-- Begin --

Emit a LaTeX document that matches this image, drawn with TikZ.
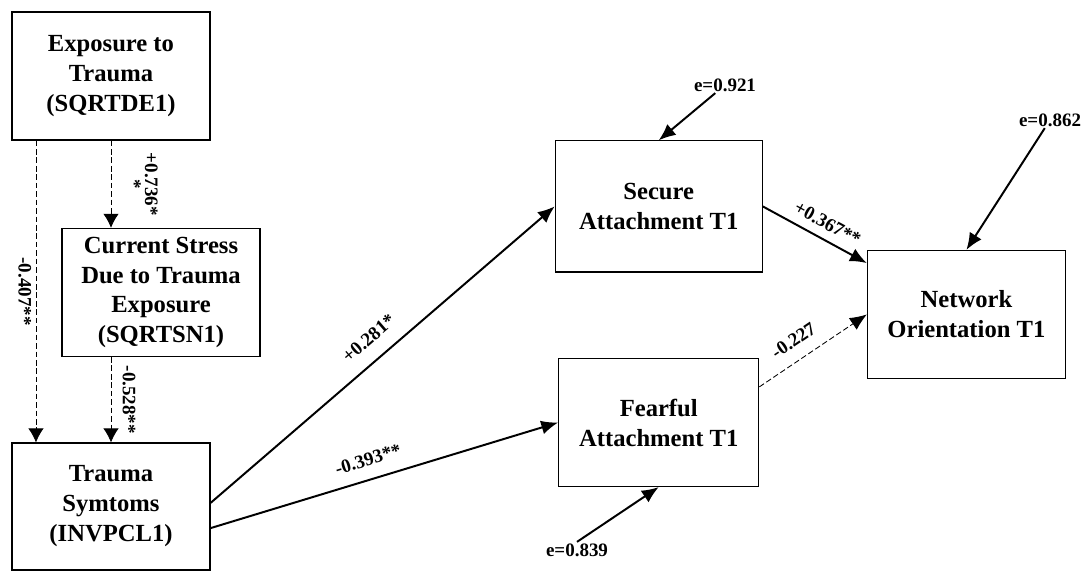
\documentclass[tikz,border=0pt]{standalone}
\usepackage{fontspec}
\setmainfont{Liberation Serif}
\usetikzlibrary{positioning,arrows.meta}

\begin{document}
\begin{tikzpicture}[x=0.025cm, y=-0.025cm, node distance=1cm and 1cm, on grid,
box/.style={draw, line width=0.8pt, inner sep=2pt, minimum width=4.95cm, minimum height=3.2cm, align=center, font=\fontsize{17.5}{21.3}\selectfont\bfseries},
effect/.style={-{Latex[length=12pt,width=10pt]}, line width=1.4pt},
weakeffect/.style={-{Latex[length=10pt,width=11pt]}, line width=0.6pt, dash pattern=on 4pt off 2pt},
coef/.style={font=\fontsize{13.5}{12}\selectfont\bfseries, inner sep=2pt},
err/.style={font=\fontsize{13.5}{14}\selectfont\bfseries, inner sep=1pt}]
\useasboundingbox (0,0) rectangle (1087,571);

\node[box] (Exposure) at (111,76) {Exposure to\\Trauma\\(SQRTDE1)};
\node[box] (Stress) [below right=5.41cm and 1.25cm of Exposure] {Current Stress\\Due to Trauma\\Exposure\\(SQRTSN1)};
\node[box, minimum height=3.175cm] (Symptoms) [below=10.76cm of Exposure] {Trauma\\Symtoms\\(INVPCL1)};
\node[box, minimum width=5.175cm, minimum height=3.275cm] (Secure) [below right=3.26cm and 13.69cm of Exposure] {Secure\\Attachment T1};
\node[box, minimum width=5cm] (Fearful) [below=5.4cm of Secure] {Fearful\\Attachment T1};
\node[box] (Network) [below right=2.7cm and 7.69cm of Secure] {Network\\Orientation T1};

% error terms
\node[err] (ErrSecure) at (725,85) {e=0.921};
\node[err] (ErrNetwork) at (1050,120) {e=0.862};
\node[err] (ErrFearful) at (577,550) {e=0.839};

% trauma paths
\draw[weakeffect] (Exposure.south) -- node[coef, sloped, above=10pt, align=center] {+0.736*\\*} (Exposure.south |- Stress.north);
\draw[weakeffect] ([xshift=-1.875cm]Exposure.south) -- node[coef, sloped, below=1pt] {-0.407**} ([xshift=-1.875cm]Exposure.south |- Symptoms.north);
\draw[weakeffect] (Stress.south -| Exposure.south) -- node[coef, sloped, above=6pt] {-0.528**} (Symptoms.north);

% attachment paths
\draw[effect] ([yshift=0.09cm]Symptoms.east) -- node[coef, sloped, above=8pt, pos=0.5] {+0.281*} (Secure.west);
\draw[effect] ([yshift=-0.54cm]Symptoms.east) -- node[coef, sloped, above=7pt, pos=0.47] {-0.393**} (Fearful.west);
\draw[effect] (Secure.east) -- node[coef, sloped, above=4pt, pos=0.55] {+0.367**} ([yshift=-0.33cm]Network.north west);
\draw[weakeffect, -{Latex[length=12pt,width=10pt]}] ([yshift=0.89cm]Fearful.east) -- node[coef, sloped, above=7pt, pos=0.42] {-0.227} (Network.west);

\draw[effect] (ErrSecure) -- (Secure.north);
\draw[effect] (ErrNetwork) -- (Network.north);
\draw[effect] (ErrFearful.north) -- (Fearful.south);
\end{tikzpicture}
\end{document}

-- End --

TASK TO CARRY OUT: Without the pictures, write out all of the material exactly.

EXERCISE RESULT:
Emit a LaTeX document that matches this image, drawn with TikZ.
\documentclass[tikz,border=0pt]{standalone}
\usepackage{fontspec}
\setmainfont{Liberation Serif}
\usetikzlibrary{positioning,arrows.meta}

\begin{document}
\begin{tikzpicture}[x=0.025cm, y=-0.025cm, node distance=1cm and 1cm, on grid,
box/.style={draw, line width=0.8pt, inner sep=2pt, minimum width=4.95cm, minimum height=3.2cm, align=center, font=\fontsize{17.5}{21.3}\selectfont\bfseries},
effect/.style={-{Latex[length=12pt,width=10pt]}, line width=1.4pt},
weakeffect/.style={-{Latex[length=10pt,width=11pt]}, line width=0.6pt, dash pattern=on 4pt off 2pt},
coef/.style={font=\fontsize{13.5}{12}\selectfont\bfseries, inner sep=2pt},
err/.style={font=\fontsize{13.5}{14}\selectfont\bfseries, inner sep=1pt}]
\useasboundingbox (0,0) rectangle (1087,571);

\node[box] (Exposure) at (111,76) {Exposure to\\Trauma\\(SQRTDE1)};
\node[box] (Stress) [below right=5.41cm and 1.25cm of Exposure] {Current Stress\\Due to Trauma\\Exposure\\(SQRTSN1)};
\node[box, minimum height=3.175cm] (Symptoms) [below=10.76cm of Exposure] {Trauma\\Symtoms\\(INVPCL1)};
\node[box, minimum width=5.175cm, minimum height=3.275cm] (Secure) [below right=3.26cm and 13.69cm of Exposure] {Secure\\Attachment T1};
\node[box, minimum width=5cm] (Fearful) [below=5.4cm of Secure] {Fearful\\Attachment T1};
\node[box] (Network) [below right=2.7cm and 7.69cm of Secure] {Network\\Orientation T1};

% error terms
\node[err] (ErrSecure) at (725,85) {e=0.921};
\node[err] (ErrNetwork) at (1050,120) {e=0.862};
\node[err] (ErrFearful) at (577,550) {e=0.839};

% trauma paths
\draw[weakeffect] (Exposure.south) -- node[coef, sloped, above=10pt, align=center] {+0.736*\\*} (Exposure.south |- Stress.north);
\draw[weakeffect] ([xshift=-1.875cm]Exposure.south) -- node[coef, sloped, below=1pt] {-0.407**} ([xshift=-1.875cm]Exposure.south |- Symptoms.north);
\draw[weakeffect] (Stress.south -| Exposure.south) -- node[coef, sloped, above=6pt] {-0.528**} (Symptoms.north);

% attachment paths
\draw[effect] ([yshift=0.09cm]Symptoms.east) -- node[coef, sloped, above=8pt, pos=0.5] {+0.281*} (Secure.west);
\draw[effect] ([yshift=-0.54cm]Symptoms.east) -- node[coef, sloped, above=7pt, pos=0.47] {-0.393**} (Fearful.west);
\draw[effect] (Secure.east) -- node[coef, sloped, above=4pt, pos=0.55] {+0.367**} ([yshift=-0.33cm]Network.north west);
\draw[weakeffect, -{Latex[length=12pt,width=10pt]}] ([yshift=0.89cm]Fearful.east) -- node[coef, sloped, above=7pt, pos=0.42] {-0.227} (Network.west);

\draw[effect] (ErrSecure) -- (Secure.north);
\draw[effect] (ErrNetwork) -- (Network.north);
\draw[effect] (ErrFearful.north) -- (Fearful.south);
\end{tikzpicture}
\end{document}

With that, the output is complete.